I'm thinking of getting into beekeeping. I don't know whether this question belongs on pets, because they're animals; garden & landscape, because they have to do with raising a food product involving plants; or maybe somewhere else completely, but I think pets is most appropriate, so I'll start here.

Most of the Langstroth hives (the kind I'm interested in) seem to be four sided boxes with not top of bottom and are smooth on those edges. I plant to build My own and want to know if there is a reason that no one routes a rabbit on the inside of the bottom of each box and one on the outside of the top of each box? Coupled with a round over on the outer edge of the top of the box, it seems like it would really help the stability of the boxes by locking them together, as well as helping keep rain out of the seam.

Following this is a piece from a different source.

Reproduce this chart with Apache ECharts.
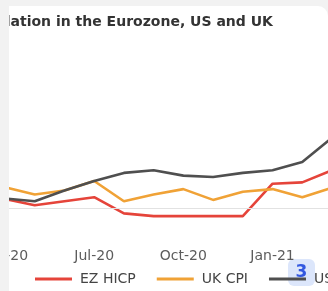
<!DOCTYPE html>
<html>
<head>
<meta charset="utf-8">
<script src="https://cdn.jsdelivr.net/npm/echarts@6/dist/echarts.min.js"></script>
<style>
    html, body { margin: 0; padding: 0; width: 328px; height: 291px; overflow: hidden; background: #f2f2f2; }
    #card { position: absolute; left: 9px; top: 6px; width: 319px; height: 285px; background: #fff;
            border-top-right-radius: 10px; overflow: hidden; }
    #chart { position: absolute; left: -69px; top: -6px; width: 420px; height: 291px; }
</style>
</head>
<body>
<div id="card"><div id="chart"></div></div>
<script>
// months shown in the crop (Apr-20 .. Mar-21)
let months = ['Apr-20', 'May-20', 'Jun-20', 'Jul-20', 'Aug-20', 'Sep-20',
              'Oct-20', 'Nov-20', 'Dec-20', 'Jan-21', 'Feb-21', 'Mar-21'];

// annual inflation, %
let ezHicp = [0.33, 0.1, 0.25, 0.4, -0.2, -0.3, -0.3, -0.3, -0.3, 0.9, 0.95, 1.4];
let ukCpi  = [0.77, 0.5, 0.65, 1.0, 0.25, 0.5, 0.7, 0.3, 0.6, 0.7, 0.4, 0.75];
let usCpi  = [0.35, 0.25, 0.65, 1.0, 1.3, 1.4, 1.2, 1.15, 1.3, 1.4, 1.7, 2.6];

let seriesNames = ['EZ HICP', 'UK CPI', 'US CPI'];
let seriesColors = ['#e5443a', '#f0a236', '#4f4f4f'];

let chart = echarts.init(document.getElementById('chart'));

let lineSeries = function (name, data, color) {
    return {
        name: name,
        type: 'line',
        data: data,
        symbol: 'none',
        lineStyle: { color: color, width: 2.6 },
        itemStyle: { color: color }
    };
};

let series = [
    lineSeries(seriesNames[0], ezHicp, seriesColors[0]),
    lineSeries(seriesNames[1], ukCpi, seriesColors[1]),
    lineSeries(seriesNames[2], usCpi, seriesColors[2])
];
// zero line
series[0].markLine = {
    silent: true,
    symbol: 'none',
    label: { show: false },
    lineStyle: { color: '#e2e2e2', width: 1, type: 'solid' },
    data: [{ yAxis: 0 }]
};

chart.setOption({
    animation: false,
    title: {
        text: 'Inflation in the Eurozone, US and UK',
        left: 45,
        top: 15,
        padding: 0,
        textStyle: { fontFamily: 'DejaVu Sans', fontWeight: 'bold', fontSize: 14, color: '#333' }
    },
    legend: {
        left: 95,
        top: 272,
        padding: 0,
        icon: 'rect',
        itemWidth: 37,
        itemHeight: 3,
        itemGap: 21,
        data: seriesNames,
        textStyle: { fontFamily: 'DejaVu Sans', fontSize: 14, color: '#444', padding: [0, 0, 0, 3] }
    },
    grid: { left: 65, right: 28, top: 73, bottom: 56 },
    xAxis: {
        type: 'category',
        data: months,
        boundaryGap: false,
        axisLine: { show: false },
        axisTick: { show: false },
        axisLabel: { interval: 2, margin: 14, fontFamily: 'DejaVu Sans', fontSize: 14, color: '#5c5c5c' }
    },
    yAxis: {
        type: 'value',
        min: -1,
        max: 5,
        show: false,
        splitLine: { show: false }
    },
    graphic: [{
        type: 'group',
        left: 348,
        top: 259,
        z: 100,
        children: [{
            type: 'rect',
            shape: { x: 0, y: 0, width: 27, height: 27, r: 6 },
            style: { fill: '#dce6fb' }
        }, {
            type: 'text',
            x: 13.5,
            y: 13.5,
            style: { text: '3', fill: '#3358e0', font: 'bold 17px "DejaVu Sans"', align: 'center', verticalAlign: 'middle' }
        }]
    }],
    series: series
});
</script>
</body>
</html>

It could be pretty shallow, just a small lip that catches. The boxes I see in videos just appear to sit on top of each other with no latches or anything. I'd worry about a strong wind or animal knocking them over.

  • 3
    Sustainable living might be a good site for this question.
    – Spidercat
    Dec 29 '15 at 21:28
  • I'm not really familiar with beekeeping terminology. What do you mean by "routing a rabbit" at the bottom of the boxes?
    – Spidercat
    Dec 29 '15 at 21:30
  • @Spidercat: That's woodworking terminology. (It should be "rabbet"; a groove cut in a board or a groove or step cut into the board's edge, not "rabbit" the animal.) Nd I think the answer is that attaching alignment guides to the either inside or outside of the boxes performs the same function with less need for precision in either construction or assembly.
    – keshlam
    Dec 30 '15 at 4:49
  • @keshlam. Thanks. I don't think I've ever seen rabbet spelled out and was just going off of phonetics.
    – Dalton
    Dec 30 '15 at 15:45
  • @Dalton: It's a common error.
    – keshlam
    Dec 30 '15 at 15:46

Langstroth bee hives are designed to be modular so you can expand the hive when need, and also so you can pull them apart if needed to remove honey or do other things such as adding food for your bees. Since bees add propolis bee glue, or bee caulk to any joints or gaps in the hive to help seal it, you don't need to worry about the rain getting in through those gaps. If you are worried about the exterior of the hive getting rained on, lay a large piece of plywood on the top of the hive so that it forms an overhanging roof that prevents rain from hitting the hive.

If you were to cut a rabbet joint into the top or bottom of a hive module where it fits into other parts of the hive and then the bees added propolis to that joint, it would become almost impossible to separate those hive modules without destroying the hive. If you do any woodworking you know that a joint and glue bond forms one of the strongest joints possible, which is good when making furniture but not so good when you need to open the hive.

  • Mark, I was just worried about the end grain on the finger joints being exposed. I bought my first deep hive body and put a coat of primer and three coats of paint on it, but eventually it will start wearing off and I worry that the more end grain and the more joints exposed to exterior weather, the more place rain can penetrate and rot it. I have a telescoping lid that has metal on it, but rain can blow sideways. I was also just talking about rabbeting a edge on the outside. The inside would still be flat with the two faces joining. Thanks for the answer. I may select it.
    – Dalton
    Apr 11 '16 at 12:42
  • One thing to be cautious about when painting a hive is to allow the paint to dry for a few weeks to minimize volitiles from the paint. Also, avoid painting surfaces where the bee come into contact (the inside) [beverlybees.com/how-to-paint-a-beehive/]. Apr 14 '16 at 8:51
  • Although painting a wooden hive to improve longevity is not a bad idea, the nature of wooden hives means that after years of use the bees will eventually need to be moved to a new replacement hive. One alternative is to buy plastic hive bodies [motherearthnews.com/homesteading-and-livestock/…, which won't rot, but be aware that some plastics become brittle when exposed to the ultraviolet in sunlight. Apr 14 '16 at 8:51

The reason for not having a lip, beyond simply not needing a lip, is to help avoid accidental bee deaths when placing one box on top of another. By sliding one box into place on top of the other, any bees which are in the way are simply pushed so move out of the way; were you to place one box on top of the other any bees on the edge may be crushed.

As mentioned in existing answers, the propolis will form a sufficient seal to avoid needing any lip (the bees will take care of this shortly after the box is added).

If your stack is high and you're concerned about stability in high winds, or if transporting the hive, you can strap the boxes together (e.g. using a ratchet strap around the hives and base block); however most keepers say this is not typically required under normal conditions.